Inveraray Castle: ‘Our Scottish estate spans 75,000 acres – it takes 10 industries to keep it afloat’

Her late mother-in-law, Iona, Duchess of Argyll, certainly got her hands dirty. When she married Ian Campbell, Marquess of Lorne, in 1964, she joined a family where there was no love lost between father and son.
Ian Lorne – who succeeded his father, Ian Campbell, 11th Duke of Argyll, as Duke of Argyll in 1973 – grew up in Europe and watched his father first divorce his mother, Louise “Oui Oui” Clews, and then, within a fortnight, marry the socialite Margaret Sweeny. Later, “Marg of Arg” would become infamous thanks to a series of compromising photographs found by the duke in her study. The couple’s ensuing divorce became the subject of a BBC three-part drama, “A Very British Scandal”, which aired in 2021.

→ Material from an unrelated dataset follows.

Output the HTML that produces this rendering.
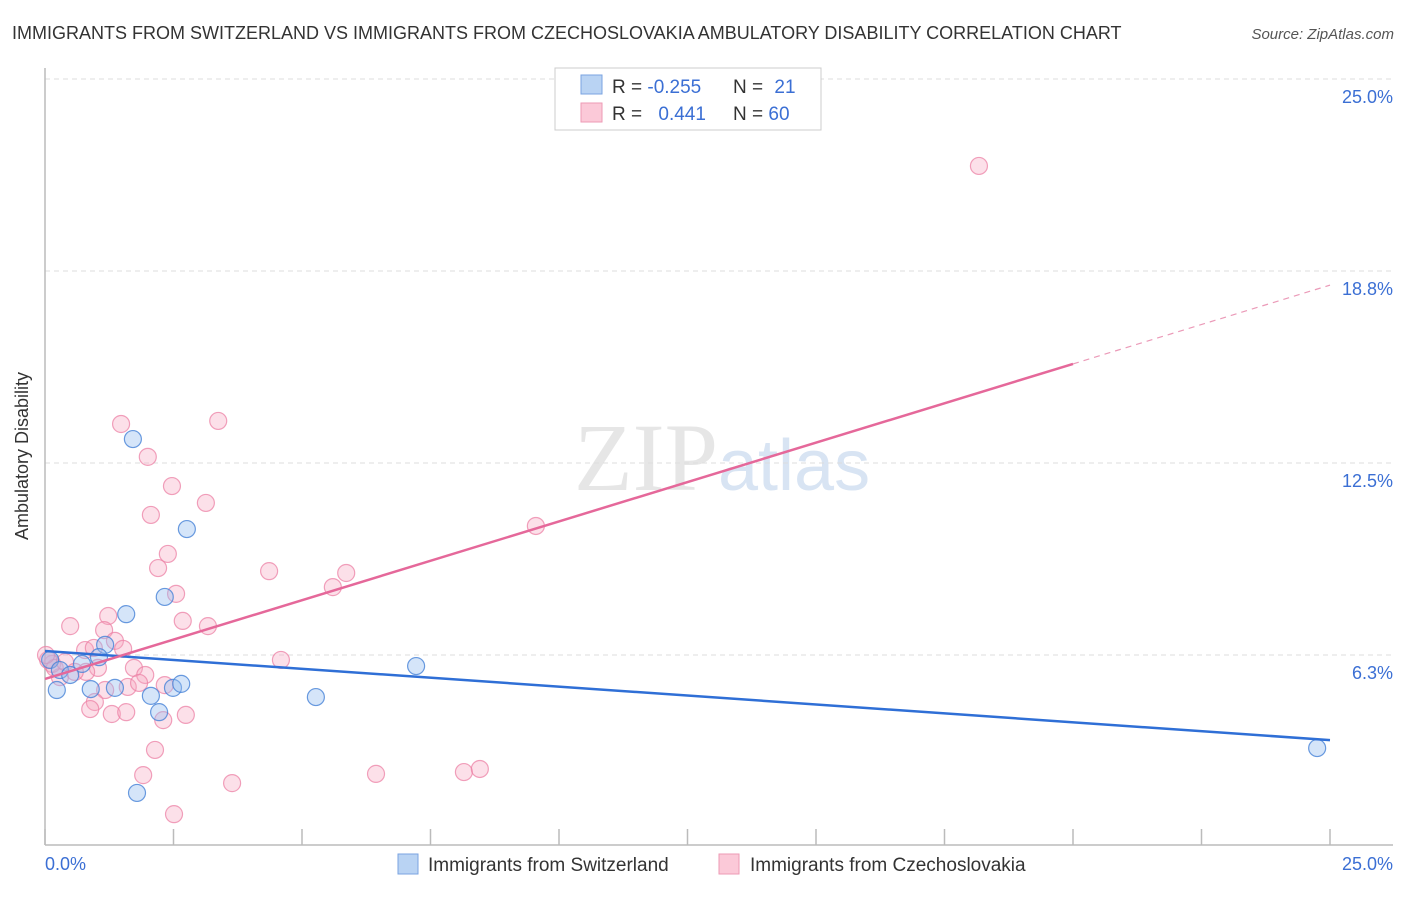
<!DOCTYPE html>
<html><head><meta charset="utf-8"><style>
body{margin:0;background:#fff;font-family:"Liberation Sans",sans-serif;}
</style></head><body>
<svg width="1406" height="892" viewBox="0 0 1406 892" xmlns="http://www.w3.org/2000/svg">
<text x="12" y="39" font-size="18" fill="#333">IMMIGRANTS FROM SWITZERLAND VS IMMIGRANTS FROM CZECHOSLOVAKIA AMBULATORY DISABILITY CORRELATION CHART</text>
<text x="1394" y="39" font-size="15" fill="#555" font-style="italic" text-anchor="end">Source: ZipAtlas.com</text>
<text x="718" y="490" font-size="96" fill="#e6e6e6" font-family="Liberation Serif" text-anchor="end">ZIP</text>
<text x="718" y="490" font-size="72" fill="#d8e4f3">atlas</text>
<g id="grid"></g>
<line x1="45" y1="68" x2="45" y2="845" stroke="#bbb" stroke-width="1.5"/>
<line x1="45" y1="845" x2="1393" y2="845" stroke="#bbb" stroke-width="1.5"/>
<g id="xticks"></g>
<text x="28" y="456" font-size="18" fill="#333" text-anchor="middle" transform="rotate(-90 28 456)">Ambulatory Disability</text>
<text x="45" y="870" font-size="18" fill="#3b6fd4">0.0%</text>
<text x="1393" y="870" font-size="18" fill="#3b6fd4" text-anchor="end">25.0%</text>
<g id="points"></g>
<g id="trends"></g>
<g>
<rect x="555" y="68" width="266" height="62" fill="#fff" stroke="#ccc"/>
<rect x="581" y="75" width="21" height="19" fill="#b9d3f3" stroke="#7aa3e0"/>
<rect x="581" y="103" width="21" height="19" fill="#fbc9d8" stroke="#ee9ab5"/>
<text x="612" y="93" font-size="19" fill="#333">R = <tspan fill="#3b6fd4">-0.255</tspan></text>
<text x="733" y="93" font-size="19" fill="#333">N = <tspan fill="#3b6fd4" dx="6">21</tspan></text>
<text x="612" y="120" font-size="19" fill="#333">R = <tspan fill="#3b6fd4" dx="11">0.441</tspan></text>
<text x="733" y="120" font-size="19" fill="#333">N = <tspan fill="#3b6fd4">60</tspan></text>
</g>
<g>
<rect x="398" y="854" width="20" height="20" fill="#b9d3f3" stroke="#7aa3e0"/>
<text x="428" y="871" font-size="19" fill="#333">Immigrants from Switzerland</text>
<rect x="719" y="854" width="20" height="20" fill="#fbc9d8" stroke="#ee9ab5"/>
<text x="750" y="871" font-size="19" fill="#333">Immigrants from Czechoslovakia</text>
</g>
</svg>
<script>
const yTicks=[6.25,12.5,18.75,25];
const yTickLabels=["6.3%","12.5%","18.8%","25.0%"];
const xTicks=[0,2.5,5,7.5,10,12.5,15,17.5,20,22.5,25];
const blueX=[1.71,2.76,1.58,2.33,1.17,1.05,0.72,0.23,0.89,1.36,2.06,2.49,2.65,2.22,1.79,5.27,7.22,24.75,0.10,0.29,0.49];
const blueY=[13.28,10.35,7.58,8.14,6.58,6.18,5.96,5.11,5.14,5.18,4.92,5.18,5.31,4.39,1.76,4.88,5.89,3.22,6.09,5.76,5.60];
const pinkX=[18.17,9.55,3.37,1.48,2.00,2.47,3.13,2.06,2.39,2.20,4.36,5.86,5.60,2.55,1.23,0.49,2.68,3.17,1.15,1.36,1.52,0.78,0.95,4.59,1.73,1.03,0.80,1.95,0.29,0.14,2.33,1.61,1.17,1.83,0.97,0.88,1.30,1.58,2.74,2.30,2.14,1.91,3.64,6.44,8.15,8.46,2.51,0.06,0.19,0.39,0.58,0.02];
const pinkY=[22.17,10.45,13.87,13.77,12.70,11.75,11.20,10.81,9.54,9.08,8.98,8.92,8.46,8.24,7.52,7.19,7.36,7.19,7.06,6.71,6.45,6.41,6.48,6.09,5.83,5.83,5.70,5.60,5.53,5.96,5.27,5.21,5.11,5.34,4.72,4.49,4.33,4.39,4.30,4.13,3.16,2.34,2.08,2.38,2.44,2.54,1.07,6.09,5.83,6.02,5.70,6.25];
const blueTrend=[6.38,3.48];   // y at x=0 and x=25
const pinkTrend=[5.47,18.29];  // y at x=0 and x=25
const pinkSolidEnd=20;
const NS="http://www.w3.org/2000/svg";
const xs=v=>45+v*51.4;
const ys=v=>847-v*30.72;
function mk(tag,attrs,parent){const e=document.createElementNS(NS,tag);for(const k in attrs)e.setAttribute(k,attrs[k]);parent.appendChild(e);return e;}
const grid=document.getElementById('grid');
yTicks.forEach((t,i)=>{
  const l=mk('line',{x1:45,x2:1393,y1:ys(t),y2:ys(t),stroke:'#ddd','stroke-dasharray':'5,4'},grid);
  
  
  const tx=mk('text',{x:1393,y:ys(t)+24,'font-size':18,fill:'#3b6fd4','text-anchor':'end'},grid);
  tx.textContent=yTickLabels[i];
  
  
});
const xt=document.getElementById('xticks');
xTicks.forEach(t=>{
  const l=mk('line',{x1:xs(t),x2:xs(t),y1:829,y2:845,stroke:'#bbb','stroke-width':1.5},xt);
  
  
});
const pts=document.getElementById('points');
pinkX.forEach((x,i)=>{
  const c=mk('circle',{cx:xs(x),cy:ys(pinkY[i]),r:8.5,fill:'rgba(247,166,192,0.35)',stroke:'rgba(236,130,165,0.75)','stroke-width':1.2},pts);
  
  
});
blueX.forEach((x,i)=>{
  const c=mk('circle',{cx:xs(x),cy:ys(blueY[i]),r:8.5,fill:'rgba(150,190,240,0.4)',stroke:'rgba(70,130,215,0.8)','stroke-width':1.2},pts);
  
  
});
const tr=document.getElementById('trends');
const pAt=x=>pinkTrend[0]+(pinkTrend[1]-pinkTrend[0])*x/25;
let l1=mk('line',{x1:xs(0),y1:ys(blueTrend[0]),x2:xs(25),y2:ys(blueTrend[1]),stroke:'#2f6fd6','stroke-width':2.5},tr);


let l2=mk('line',{x1:xs(0),y1:ys(pAt(0)),x2:xs(pinkSolidEnd),y2:ys(pAt(pinkSolidEnd)),stroke:'#e5689a','stroke-width':2.5},tr);


let l3=mk('line',{x1:xs(pinkSolidEnd),y1:ys(pAt(pinkSolidEnd)),x2:xs(25),y2:ys(pAt(25)),stroke:'#eb9ab8','stroke-width':1.2,'stroke-dasharray':'6,5'},tr);


</script>
</body></html>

The duke had inherited the heavily indebted Inveraray in 1948, before his marriage to Margaret. Inside the castle, as he recalled, “twisted drainpipes hung down mildewed walls like lifeless snakes”.
When he died, he left his son with much of the same. Though Margaret had ploughed money into the house’s restoration, “My grandfather didn’t do any of the things which would have helped my father when he inherited, in terms of taxation,” says the duke. “He was left with a broke estate and big death duties, so he sold the island of Iona. He had to get money from somewhere.”
The new Argylls had had their feet under the table for less than three years when, on Bonfire Night 1975, a fire broke out in Iona’s wardrobe, shot up a void and destroyed the roof and the two upper floors of the underinsured Inveraray. The townsfolk, gathered for the festivities, rallied around the duchess and saved almost two-thirds of the castle’s contents.
“It was a tricky time,” says the duke, who was seven at the time of the fire. “We didn’t have the money to repair it. Mum and Dad could have said ‘to hell with it’ and built a bungalow, but they were young and enthusiastic and decided that they would rebuild it.”